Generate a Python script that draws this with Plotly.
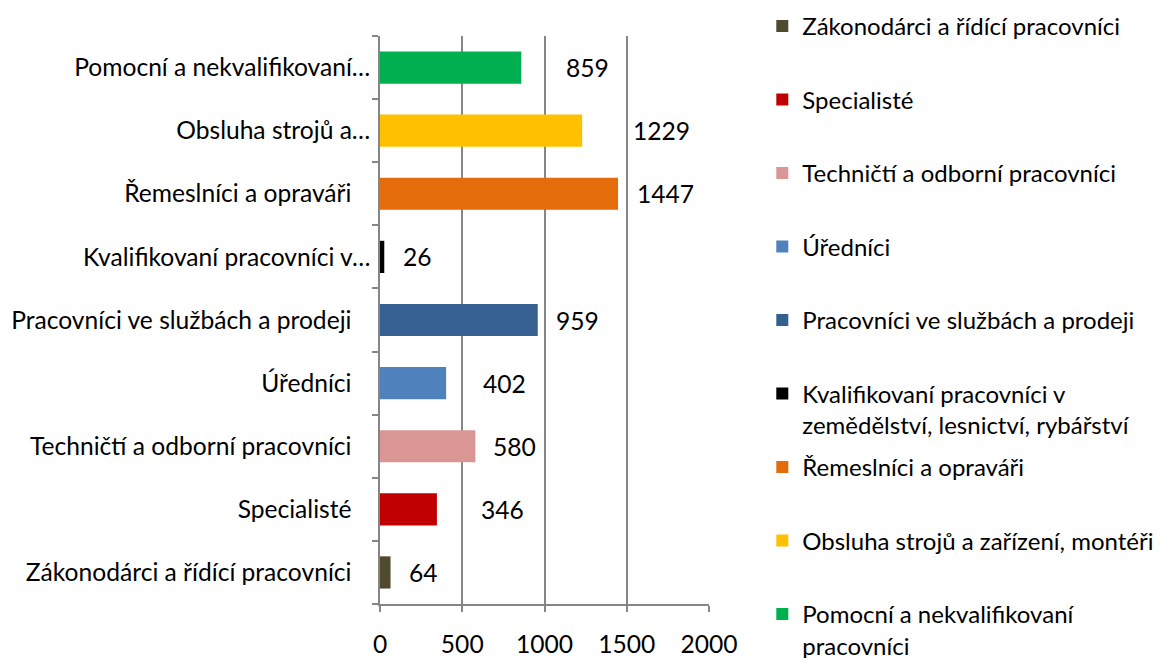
import plotly.graph_objects as go

categories = [
    "Zákonodárci a řídící pracovníci",
    "Specialisté",
    "Techničtí a odborní pracovníci",
    "Úředníci",
    "Pracovníci ve službách a prodeji",
    "Kvalifikovaní pracovníci v zemědělství, lesnictví, rybářství",
    "Řemeslníci a opraváři",
    "Obsluha strojů a zařízení, montéři",
    "Pomocní a nekvalifikovaní pracovníci",
]
values = [64, 346, 580, 402, 959, 26, 1447, 1229, 859]
tick_labels = [
    "Zákonodárci a řídící pracovníci",
    "Specialisté",
    "Techničtí a odborní pracovníci",
    "Úředníci",
    "Pracovníci ve službách a prodeji",
    "Kvalifikovaní pracovníci v…",
    "Řemeslníci a opraváři",
    "Obsluha strojů a…",
    "Pomocní a nekvalifikovaní…",
]
legend_names = [
    "Zákonodárci a řídící pracovníci",
    "Specialisté",
    "Techničtí a odborní pracovníci",
    "Úředníci",
    "Pracovníci ve službách a prodeji",
    "Kvalifikovaní pracovníci v<br>zemědělství, lesnictví, rybářství",
    "Řemeslníci a opraváři",
    "Obsluha strojů a zařízení, montéři",
    "Pomocní a nekvalifikovaní<br>pracovníci",
]

colors = ["#4F4A2E", "#C00000", "#D99694", "#4F81BD", "#376092",
          "#000000", "#E46C0A", "#FFC000", "#00B050"]
# gap in px between bar end and its value label (Excel placed them unevenly)
label_gap = [16, 42, 16, 35, 16, 17, 17, 49, 43]
truncated = [False, False, False, False, False, True, False, True, True]

FONT = "Lato"
FS = 24.6
LEG_FS = 24
GRID = "#868686"

# page body has an 8px margin, so the figure is 8px smaller than the window
W, H = 1160, 650
ML, MR, MT, MB = 372, 459, 28, 54
plot_h = H - MT - MB

fig = go.Figure()
legends = {}
for i, cat in enumerate(categories):
    key = "legend" if i == 0 else f"legend{i + 1}"
    fig.add_trace(go.Bar(
        x=[values[i]], y=[cat], orientation="h",
        name=legend_names[i], legend=key,
        marker=dict(color=colors[i], line=dict(width=0)),
        hoverinfo="x+name",
    ))
    fig.add_annotation(
        x=values[i], y=cat, text=str(values[i]),
        showarrow=False, xanchor="left", yanchor="middle",
        xshift=label_gap[i], font=dict(family=FONT, size=FS, color="#000000"),
    )
    # Excel spaces legend entries evenly down the right side
    top_px = 27 + 73.5 * i - MT - 8 - 23
    legends[key] = dict(
        x=1.162, xanchor="left",
        y=1 - top_px / plot_h, yanchor="top", valign="top",
        font=dict(family=FONT, size=LEG_FS, color="#000000"),
        bgcolor="rgba(0,0,0,0)",
    )

# full labels sit a bit further left than truncated ones in the original
ticktext = [t if tr else t + "\u00a0" * 3 for t, tr in zip(tick_labels, truncated)]

fig.update_layout(
    width=W, height=H,
    margin=dict(l=ML, r=MR, t=MT, b=MB, autoexpand=False),
    paper_bgcolor="white", plot_bgcolor="white",
    barmode="relative", bargap=0.49,
    font=dict(family=FONT, size=FS, color="#000000"),
    showlegend=True,
    xaxis=dict(
        range=[0, 2000], tickvals=[0, 500, 1000, 1500, 2000],
        showgrid=True, gridcolor=GRID, gridwidth=1.5,
        showline=True, linecolor=GRID, linewidth=1.5,
        ticks="outside", ticklen=6, tickcolor=GRID, tickwidth=1.5,
        ticklabelstandoff=12, zeroline=False, fixedrange=True,
    ),
    yaxis=dict(
        type="category", categoryorder="array", categoryarray=categories,
        tickvals=categories, ticktext=ticktext,
        showline=True, linecolor=GRID, linewidth=1.5,
        ticks="outside", tickson="boundaries", ticklen=6, tickcolor=GRID, tickwidth=1.5,
        ticklabelstandoff=3, showgrid=False, fixedrange=True,
    ),
    **legends,
)

fig.write_html("out.html")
==*==
■ SHORT TASK: Your task is to return the lines above, from the first one up to and including the line containing "plot_h = H - MT - MB", minus any pictures.

■ TASK RESULT:
Generate a Python script that draws this with Plotly.
import plotly.graph_objects as go

categories = [
    "Zákonodárci a řídící pracovníci",
    "Specialisté",
    "Techničtí a odborní pracovníci",
    "Úředníci",
    "Pracovníci ve službách a prodeji",
    "Kvalifikovaní pracovníci v zemědělství, lesnictví, rybářství",
    "Řemeslníci a opraváři",
    "Obsluha strojů a zařízení, montéři",
    "Pomocní a nekvalifikovaní pracovníci",
]
values = [64, 346, 580, 402, 959, 26, 1447, 1229, 859]
tick_labels = [
    "Zákonodárci a řídící pracovníci",
    "Specialisté",
    "Techničtí a odborní pracovníci",
    "Úředníci",
    "Pracovníci ve službách a prodeji",
    "Kvalifikovaní pracovníci v…",
    "Řemeslníci a opraváři",
    "Obsluha strojů a…",
    "Pomocní a nekvalifikovaní…",
]
legend_names = [
    "Zákonodárci a řídící pracovníci",
    "Specialisté",
    "Techničtí a odborní pracovníci",
    "Úředníci",
    "Pracovníci ve službách a prodeji",
    "Kvalifikovaní pracovníci v<br>zemědělství, lesnictví, rybářství",
    "Řemeslníci a opraváři",
    "Obsluha strojů a zařízení, montéři",
    "Pomocní a nekvalifikovaní<br>pracovníci",
]

colors = ["#4F4A2E", "#C00000", "#D99694", "#4F81BD", "#376092",
          "#000000", "#E46C0A", "#FFC000", "#00B050"]
# gap in px between bar end and its value label (Excel placed them unevenly)
label_gap = [16, 42, 16, 35, 16, 17, 17, 49, 43]
truncated = [False, False, False, False, False, True, False, True, True]

FONT = "Lato"
FS = 24.6
LEG_FS = 24
GRID = "#868686"

# page body has an 8px margin, so the figure is 8px smaller than the window
W, H = 1160, 650
ML, MR, MT, MB = 372, 459, 28, 54
plot_h = H - MT - MB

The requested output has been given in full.